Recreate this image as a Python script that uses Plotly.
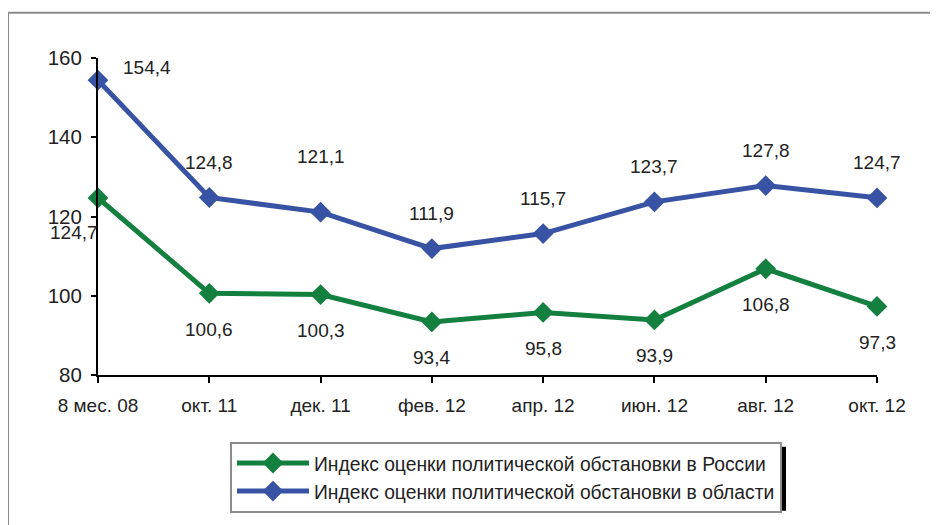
import plotly.graph_objects as go

categories = ["8 мес. 08", "окт. 11", "дек. 11", "фев. 12", "апр. 12", "июн. 12", "авг. 12", "окт. 12"]
russia = [124.7, 100.6, 100.3, 93.4, 95.8, 93.9, 106.8, 97.3]
oblast = [154.4, 124.8, 121.1, 111.9, 115.7, 123.7, 127.8, 124.7]
russia_name = "Индекс оценки политической обстановки в России"
oblast_name = "Индекс оценки политической обстановки в области"

GREEN = "#138040"
BLUE = "#3953A4"
FONT = "Liberation Sans"
TXT = "#222222"

# page body has an 8px margin, so figure coords = screen coords - 8
OFF = 8
W, H = 938 - OFF, 525 - OFF
L, R, T, B = 98 - OFF, 877 - OFF, 58 - OFF, 380 - OFF
x_idx = list(range(len(categories)))


def fmt(v):
    return f"{v:.1f}".replace(".", ",")


fig = go.Figure()
for name, vals, col in [(russia_name, russia, GREEN), (oblast_name, oblast, BLUE)]:
    fig.add_trace(go.Scatter(
        x=x_idx, y=vals, name=name, mode="lines+markers",
        line=dict(color=col, width=5),
        marker=dict(symbol="diamond", size=16, color=col),
        cliponaxis=False,
    ))

ann = []
for i, v in enumerate(oblast):
    dx, dy = 0, 35
    if i == 0:
        dx, dy = 49, 13
    if i == 2:
        dy = 56
    ann.append(dict(x=i, y=v, xref="x", yref="y", text=fmt(v), showarrow=False,
                    xshift=dx, yshift=dy, font=dict(family=FONT, size=19, color=TXT)))
for i, v in enumerate(russia):
    dx, dy = 0, -36
    if i == 0:
        dx, dy = -24, -35
    ann.append(dict(x=i, y=v, xref="x", yref="y", text=fmt(v), showarrow=False,
                    xshift=dx, yshift=dy, font=dict(family=FONT, size=19, color=TXT)))


def px(xs):
    return (xs - OFF - L) / (R - L)


def py(ys):
    return (B - (ys - OFF)) / (B - T)


shapes = [
    dict(type="rect", xref="paper", yref="paper", x0=px(8), x1=px(980), y0=py(560), y1=py(12),
         line=dict(color="#8c8c8c", width=2), fillcolor="rgba(0,0,0,0)", layer="below"),
    dict(type="rect", xref="paper", yref="paper", x0=px(235), x1=px(786), y0=py(518), y1=py(453),
         line=dict(width=0), fillcolor="black", layer="above"),
]

fig.update_layout(
    width=W, height=H,
    margin=dict(l=L, r=W - R, t=T, b=H - B),
    paper_bgcolor="white", plot_bgcolor="white",
    font=dict(family=FONT, size=19, color=TXT),
    showlegend=True,
    legend=dict(x=px(230), y=py(448), xanchor="left", yanchor="top",
                bgcolor="white", bordercolor="#8c8c8c", borderwidth=2,
                font=dict(family=FONT, size=19.3, color=TXT),
                tracegroupgap=0, itemwidth=72),
    annotations=ann,
    shapes=shapes,
    xaxis=dict(range=[0, 7], tickmode="array", tickvals=x_idx, ticktext=categories,
               showgrid=False, zeroline=False, showline=True, linecolor="black", linewidth=2,
               ticks="outside", ticklen=6, tickwidth=2, tickcolor="black",
               ticklabelstandoff=6,
               tickfont=dict(family=FONT, size=19, color=TXT)),
    yaxis=dict(range=[80, 160], tickvals=[80, 100, 120, 140, 160],
               showgrid=False, zeroline=False, showline=True, linecolor="black", linewidth=2,
               ticks="outside", ticklen=5, tickwidth=2, tickcolor="black",
               ticklabelstandoff=5,
               tickfont=dict(family=FONT, size=20.5, color=TXT)),
)

fig.write_html("out.html")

···

__WORK TO DO__. Please write out all of the material above without changing a word, and omit any pictures.

__RESPONSE TO THIS TASK__.
Recreate this image as a Python script that uses Plotly.
import plotly.graph_objects as go

categories = ["8 мес. 08", "окт. 11", "дек. 11", "фев. 12", "апр. 12", "июн. 12", "авг. 12", "окт. 12"]
russia = [124.7, 100.6, 100.3, 93.4, 95.8, 93.9, 106.8, 97.3]
oblast = [154.4, 124.8, 121.1, 111.9, 115.7, 123.7, 127.8, 124.7]
russia_name = "Индекс оценки политической обстановки в России"
oblast_name = "Индекс оценки политической обстановки в области"

GREEN = "#138040"
BLUE = "#3953A4"
FONT = "Liberation Sans"
TXT = "#222222"

# page body has an 8px margin, so figure coords = screen coords - 8
OFF = 8
W, H = 938 - OFF, 525 - OFF
L, R, T, B = 98 - OFF, 877 - OFF, 58 - OFF, 380 - OFF
x_idx = list(range(len(categories)))


def fmt(v):
    return f"{v:.1f}".replace(".", ",")


fig = go.Figure()
for name, vals, col in [(russia_name, russia, GREEN), (oblast_name, oblast, BLUE)]:
    fig.add_trace(go.Scatter(
        x=x_idx, y=vals, name=name, mode="lines+markers",
        line=dict(color=col, width=5),
        marker=dict(symbol="diamond", size=16, color=col),
        cliponaxis=False,
    ))

ann = []
for i, v in enumerate(oblast):
    dx, dy = 0, 35
    if i == 0:
        dx, dy = 49, 13
    if i == 2:
        dy = 56
    ann.append(dict(x=i, y=v, xref="x", yref="y", text=fmt(v), showarrow=False,
                    xshift=dx, yshift=dy, font=dict(family=FONT, size=19, color=TXT)))
for i, v in enumerate(russia):
    dx, dy = 0, -36
    if i == 0:
        dx, dy = -24, -35
    ann.append(dict(x=i, y=v, xref="x", yref="y", text=fmt(v), showarrow=False,
                    xshift=dx, yshift=dy, font=dict(family=FONT, size=19, color=TXT)))


def px(xs):
    return (xs - OFF - L) / (R - L)


def py(ys):
    return (B - (ys - OFF)) / (B - T)


shapes = [
    dict(type="rect", xref="paper", yref="paper", x0=px(8), x1=px(980), y0=py(560), y1=py(12),
         line=dict(color="#8c8c8c", width=2), fillcolor="rgba(0,0,0,0)", layer="below"),
    dict(type="rect", xref="paper", yref="paper", x0=px(235), x1=px(786), y0=py(518), y1=py(453),
         line=dict(width=0), fillcolor="black", layer="above"),
]

fig.update_layout(
    width=W, height=H,
    margin=dict(l=L, r=W - R, t=T, b=H - B),
    paper_bgcolor="white", plot_bgcolor="white",
    font=dict(family=FONT, size=19, color=TXT),
    showlegend=True,
    legend=dict(x=px(230), y=py(448), xanchor="left", yanchor="top",
                bgcolor="white", bordercolor="#8c8c8c", borderwidth=2,
                font=dict(family=FONT, size=19.3, color=TXT),
                tracegroupgap=0, itemwidth=72),
    annotations=ann,
    shapes=shapes,
    xaxis=dict(range=[0, 7], tickmode="array", tickvals=x_idx, ticktext=categories,
               showgrid=False, zeroline=False, showline=True, linecolor="black", linewidth=2,
               ticks="outside", ticklen=6, tickwidth=2, tickcolor="black",
               ticklabelstandoff=6,
               tickfont=dict(family=FONT, size=19, color=TXT)),
    yaxis=dict(range=[80, 160], tickvals=[80, 100, 120, 140, 160],
               showgrid=False, zeroline=False, showline=True, linecolor="black", linewidth=2,
               ticks="outside", ticklen=5, tickwidth=2, tickcolor="black",
               ticklabelstandoff=5,
               tickfont=dict(family=FONT, size=20.5, color=TXT)),
)

fig.write_html("out.html")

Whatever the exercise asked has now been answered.